Previous experience suggested that even with the best-thought-out plans, nothing ever went exactly according to plan.
“ Then we have Harris hang back after the rest of the team leaves. Confirming we’ve parted ways,” Spencer added. “Regroup, pivot, carry on.”
“ It’s a fluid plan. We typically have to adjust on the fly with most plans,” Shaw explained. “It’d be more unusual for the plan to go exactly as planned.”
“ You’ll leave him there? That doesn’t make me feel any better,” Jennifer said.
“ I’m sorry, facts are facts. We aren’t here to make anyone feel better. It’s to stop the Noah Group from tearing apart any more lives,” Brick stated bluntly. “This is a military mission and will be conducted as one.”
Harris agreed. As the always logical Spock said, the needs of the many outweigh the needs of the few or the one.
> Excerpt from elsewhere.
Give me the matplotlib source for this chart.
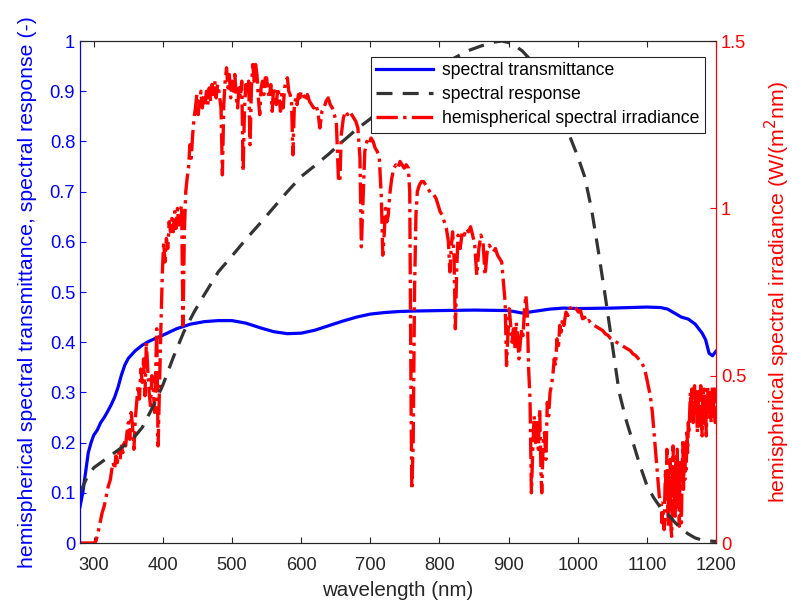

He waited for things to go flying. His sister wasn’t in the best mood and was protective of the people she loved. No one needed to get hurt. They were all on the same side, even if his sister’s temper may suggest otherwise.
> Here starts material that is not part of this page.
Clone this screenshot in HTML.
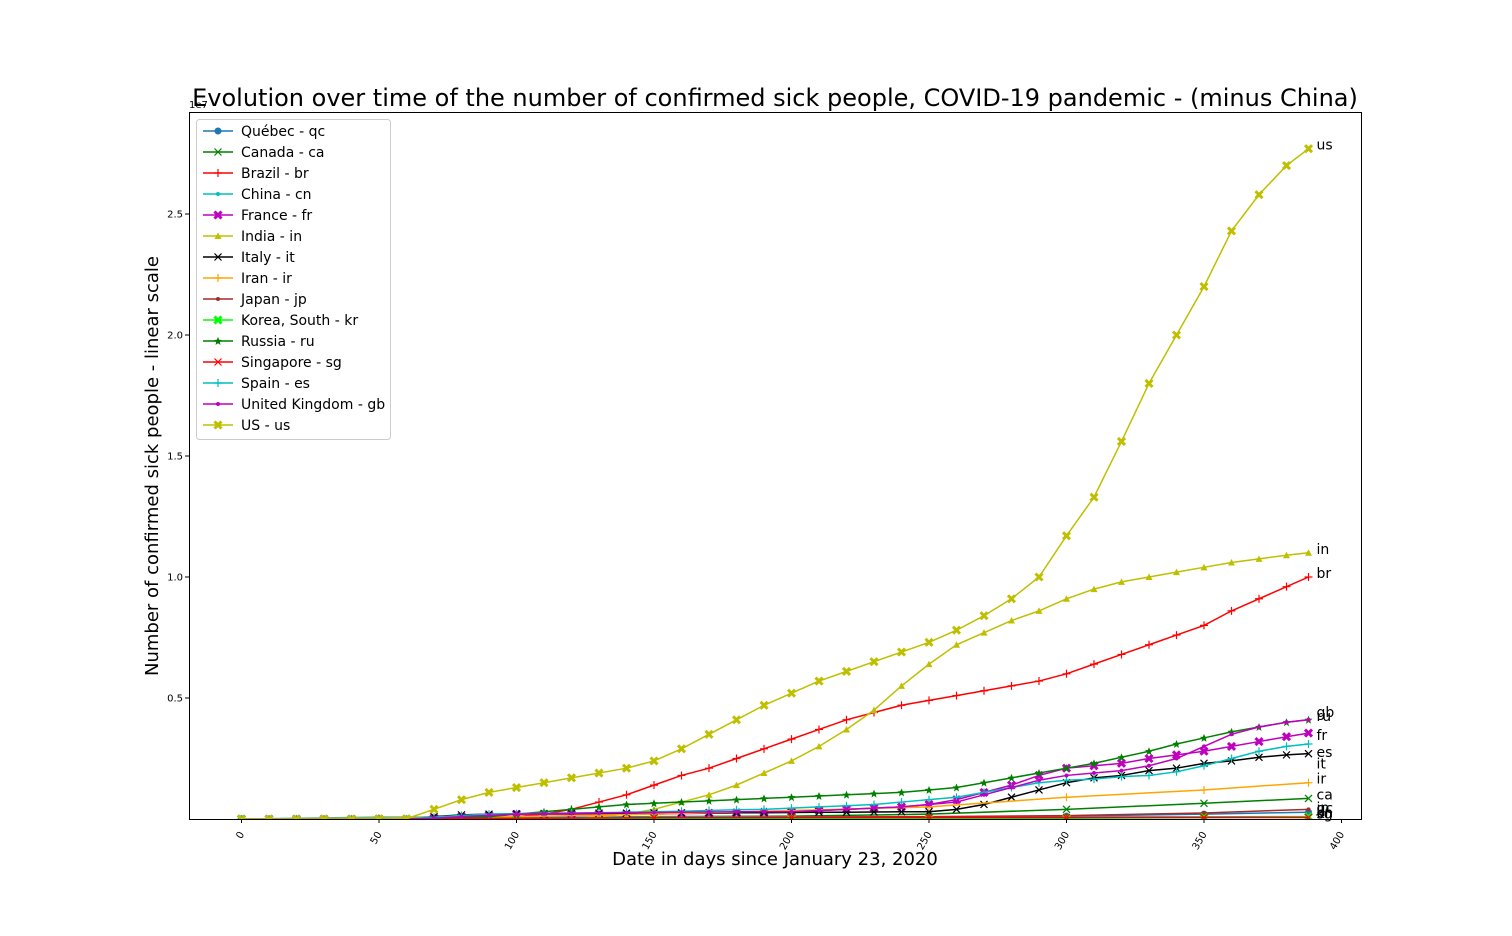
<!DOCTYPE html>
<html><head><meta charset="utf-8"><style>
body{margin:0;background:#fff;}
svg{display:block;font-family:"DejaVu Sans","Liberation Sans",sans-serif;}
</style></head><body>
<svg id="chart" width="1512" height="936" xmlns="http://www.w3.org/2000/svg">
<rect width="1512" height="936" fill="#fff"/>
<text x="775" y="106" font-size="24" text-anchor="middle" fill="#000">Evolution over time of the number of confirmed sick people, COVID-19 pandemic - (minus China)</text>
<text transform="translate(158,466) rotate(-90)" font-size="18" text-anchor="middle">Number of confirmed sick people - linear scale</text>
<text x="775" y="865" font-size="18" text-anchor="middle">Date in days since January 23, 2020</text>
<text x="189" y="108" font-size="10">1e7</text>
<g id="ticks"></g>
<g id="series" clip-path="url(#clip)"></g>
<clipPath id="clip"><rect x="189" y="112" width="1172" height="707"/></clipPath>
<rect x="189.5" y="112.5" width="1172" height="707" fill="none" stroke="#000" stroke-width="1"/>
<g id="labels"></g>
<g id="legend"></g>
</svg>
<script>
const daysMain=[0,10,20,30,40,50,60,70,80,90,100,110,120,130,140,150,160,170,180,190,200,210,220,230,240,250,260,270,280,290,300,310,320,330,340,350,360,370,380,388];
const daysMinor=[0,50,100,150,200,250,300,350,388];
const xTicks=[0,50,100,150,200,250,300,350,400];
const yTicks=[0.5,1.0,1.5,2.0,2.5];
const yTickLabels=["0.5","1.0","1.5","2.0","2.5"];
const usVals=[0,0,0,0,0,0,0.001,0.04,0.08,0.11,0.13,0.15,0.17,0.19,0.21,0.24,0.29,0.35,0.41,0.47,0.52,0.57,0.61,0.65,0.69,0.73,0.78,0.84,0.91,1.0,1.17,1.33,1.56,1.8,2.0,2.2,2.43,2.58,2.70,2.77];
const inVals=[0,0,0,0,0,0,0,0,0,0,0,0,0,0.01,0.02,0.04,0.07,0.1,0.14,0.19,0.24,0.3,0.37,0.45,0.55,0.64,0.72,0.77,0.82,0.86,0.91,0.95,0.98,1.0,1.02,1.04,1.06,1.075,1.09,1.1];
const brVals=[0,0,0,0,0,0,0,0,0,0,0.01,0.02,0.04,0.07,0.1,0.14,0.18,0.21,0.25,0.29,0.33,0.37,0.41,0.44,0.47,0.49,0.51,0.53,0.55,0.57,0.6,0.64,0.68,0.72,0.76,0.8,0.86,0.91,0.96,1.0];
const ruVals=[0,0,0,0,0,0,0,0,0.005,0.01,0.02,0.03,0.04,0.05,0.06,0.065,0.07,0.075,0.08,0.085,0.09,0.095,0.1,0.105,0.11,0.12,0.13,0.15,0.17,0.19,0.21,0.23,0.255,0.28,0.31,0.335,0.36,0.38,0.4,0.41];
const gbVals=[0,0,0,0,0,0,0,0.003,0.01,0.015,0.02,0.022,0.024,0.025,0.026,0.027,0.028,0.029,0.03,0.03,0.03,0.035,0.04,0.045,0.05,0.06,0.07,0.1,0.13,0.16,0.18,0.19,0.2,0.22,0.25,0.3,0.35,0.38,0.4,0.41];
const frVals=[0,0,0,0,0,0,0,0.005,0.01,0.015,0.02,0.02,0.02,0.02,0.02,0.02,0.022,0.024,0.026,0.028,0.03,0.035,0.04,0.045,0.05,0.06,0.08,0.11,0.14,0.18,0.21,0.22,0.23,0.25,0.265,0.28,0.3,0.32,0.34,0.355];
const esVals=[0,0,0,0,0,0,0,0.008,0.015,0.02,0.022,0.024,0.025,0.026,0.028,0.03,0.032,0.035,0.038,0.04,0.045,0.05,0.055,0.06,0.07,0.08,0.09,0.11,0.13,0.15,0.16,0.165,0.175,0.18,0.195,0.22,0.25,0.28,0.3,0.31];
const itVals=[0,0,0,0,0,0,0,0.01,0.017,0.02,0.021,0.022,0.023,0.024,0.024,0.025,0.025,0.025,0.026,0.026,0.027,0.028,0.028,0.029,0.03,0.03,0.04,0.06,0.09,0.12,0.15,0.17,0.18,0.2,0.21,0.23,0.24,0.255,0.265,0.27];
const irVals=[0,0.004,0.01,0.02,0.035,0.05,0.09,0.12,0.15];
const caVals=[0,0.001,0.005,0.01,0.012,0.02,0.04,0.065,0.085];
const jpVals=[0,0,0.002,0.003,0.008,0.01,0.014,0.025,0.04];
const qcVals=[0,0,0.005,0.006,0.007,0.008,0.012,0.02,0.028];
const krVals=[0,0,0.001,0.001,0.002,0.002,0.003,0.006,0.009];
const sgVals=[0,0,0.003,0.005,0.006,0.006,0.006,0.006,0.006];
const cnVals=[0,0.008,0.008,0.008,0.009,0.009,0.009,0.009,0.01];

const X0=241.5,XS=2.75,Y0=819,YS=242;
const xPos=d=>X0+d*XS, yPos=v=>Y0-v*YS;
const NS="http://www.w3.org/2000/svg";
function mk(tag,attrs,parent){const e=document.createElementNS(NS,tag);for(const k in attrs)e.setAttribute(k,attrs[k]);parent.appendChild(e);return e;}

const series=[
 {code:"qc",name:"Québec - qc",color:"#1f77b4",m:"o",days:daysMinor,vals:qcVals},
 {code:"ca",name:"Canada - ca",color:"#008000",m:"x",days:daysMinor,vals:caVals},
 {code:"br",name:"Brazil - br",color:"#ff0000",m:"+",days:daysMain,vals:brVals},
 {code:"cn",name:"China - cn",color:"#00bfbf",m:".",days:daysMinor,vals:cnVals},
 {code:"fr",name:"France - fr",color:"#bf00bf",m:"X",days:daysMain,vals:frVals},
 {code:"in",name:"India - in",color:"#bfbf00",m:"^",days:daysMain,vals:inVals},
 {code:"it",name:"Italy - it",color:"#000000",m:"x",days:daysMain,vals:itVals},
 {code:"ir",name:"Iran - ir",color:"#ffa500",m:"+",days:daysMinor,vals:irVals},
 {code:"jp",name:"Japan - jp",color:"#a52a2a",m:".",days:daysMinor,vals:jpVals},
 {code:"kr",name:"Korea, South - kr",color:"#00ff00",m:"X",days:daysMinor,vals:krVals},
 {code:"ru",name:"Russia - ru",color:"#008000",m:"*",days:daysMain,vals:ruVals},
 {code:"sg",name:"Singapore - sg",color:"#ff0000",m:"x",days:daysMinor,vals:sgVals},
 {code:"es",name:"Spain - es",color:"#00bfbf",m:"+",days:daysMain,vals:esVals},
 {code:"gb",name:"United Kingdom - gb",color:"#bf00bf",m:".",days:daysMain,vals:gbVals},
 {code:"us",name:"US - us",color:"#bfbf00",m:"X",days:daysMain,vals:usVals}
];
const labelOffsets={gb:-4,ru:0,fr:6,es:12,it:14,ir:0,ca:0,jp:2,kr:0,qc:0,sg:0,cn:0,us:0,in:0,br:0};

function marker(m,x,y,c,parent){
 if(m==="o"){mk("circle",{cx:x,cy:y,r:3.5,fill:c},parent);}
 else if(m==="."){mk("circle",{cx:x,cy:y,r:2,fill:c},parent);}
 else if(m==="x"){mk("path",{d:`M${x-3.5} ${y-3.5}L${x+3.5} ${y+3.5}M${x-3.5} ${y+3.5}L${x+3.5} ${y-3.5}`,stroke:c,"stroke-width":1.2,fill:"none"},parent);}
 else if(m==="+"){mk("path",{d:`M${x-4} ${y}L${x+4} ${y}M${x} ${y-4}L${x} ${y+4}`,stroke:c,"stroke-width":1.2},parent);}
 else if(m==="X"){mk("path",{d:`M${x-3.5} ${y-3.5}L${x+3.5} ${y+3.5}M${x-3.5} ${y+3.5}L${x+3.5} ${y-3.5}`,stroke:c,"stroke-width":3},parent);}
 else if(m==="^"){mk("path",{d:`M${x} ${y-3.5}L${x+3.5} ${y+3}L${x-3.5} ${y+3}Z`,fill:c},parent);}
 else if(m==="*"){mk("path",{d:`M${x} ${y-4}L${x+1.2} ${y-1.2}L${x+4} ${y-1}L${x+1.8} ${y+1}L${x+2.5} ${y+4}L${x} ${y+2.2}L${x-2.5} ${y+4}L${x-1.8} ${y+1}L${x-4} ${y-1}L${x-1.2} ${y-1.2}Z`,fill:c},parent);}
}

const ticks=document.getElementById("ticks");
xTicks.forEach(t=>{
 const x=xPos(t);
 const l=mk("line",{x1:x,y1:819,x2:x,y2:823,stroke:"#000"},ticks);
 
 
 const tx=mk("text",{x:x+3,y:834,"font-size":10,"text-anchor":"end",transform:`rotate(-60 ${x+3} 834)`},ticks);
 
 
 tx.textContent=t;
});
yTicks.forEach((t,i)=>{
 const y=yPos(t);
 const l=mk("line",{x1:185,y1:y,x2:189,y2:y,stroke:"#000"},ticks);
 
 
 const tx=mk("text",{x:183,y:y+3.5,"font-size":10,"text-anchor":"end"},ticks);
 
 
 tx.textContent=yTickLabels[i];
});

const sg=document.getElementById("series"),lg=document.getElementById("labels"),leg=document.getElementById("legend");
series.forEach(s=>{
 const g=mk("g",{},sg);
 
 
 const pts=s.days.map((d,i)=>xPos(d)+","+yPos(s.vals[i])).join(" ");
 mk("polyline",{points:pts,fill:"none",stroke:s.color,"stroke-width":1.5},g);
 s.days.forEach((d,i)=>marker(s.m,xPos(d),yPos(s.vals[i]),s.color,g));
 const lastV=s.vals[s.vals.length-1],lastD=s.days[s.days.length-1];
 const t=mk("text",{x:xPos(lastD)+8,y:yPos(lastV)+1+(labelOffsets[s.code]||0),"font-size":14},lg);
 
 
 t.textContent=s.code;
});

const box=mk("rect",{x:196.5,y:119.5,width:194,height:320,rx:3,fill:"#fff","fill-opacity":0.8,stroke:"#ccc"},leg);


series.forEach((s,i)=>{
 const y=131+i*21;
 const g=mk("g",{},leg);
 
 
 mk("line",{x1:203,y1:y,x2:233,y2:y,stroke:s.color,"stroke-width":1.5},g);
 marker(s.m,218,y,s.color,g);
 const t=mk("text",{x:241,y:y+5,"font-size":14},g);
 t.textContent=s.name;
});
</script>
</body></html>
As Brick and Jennifer faced off, the room quieted. Brick’s look brooked no arguments. He was a man used to being in charge and confident in his duty—a leader of men. Jennifer seemed to be sizing him up as the tension rose around them until she finally spoke.
“ I respect your honesty, and here’s mine. If my brother dies, nothing and no one will be able to stop me from exacting my type of justice on those responsible. Even if that includes any of you,” Jennifer stated calmly, and Harris couldn’t have been prouder. She’d never be a victim again.
“ Understood,” Brick agreed with a nod and a faint look of amusement.
Harris sighed wearily. A war was about to break out between the Noah Group and those opposed to their ideology. There’d be casualties on both sides. Wars didn’t care which side you were on when death came calling. Harris was betting on his personal sacrifice, shifting the odds in their favor. Whether he won or lost, that bet was yet to be seen.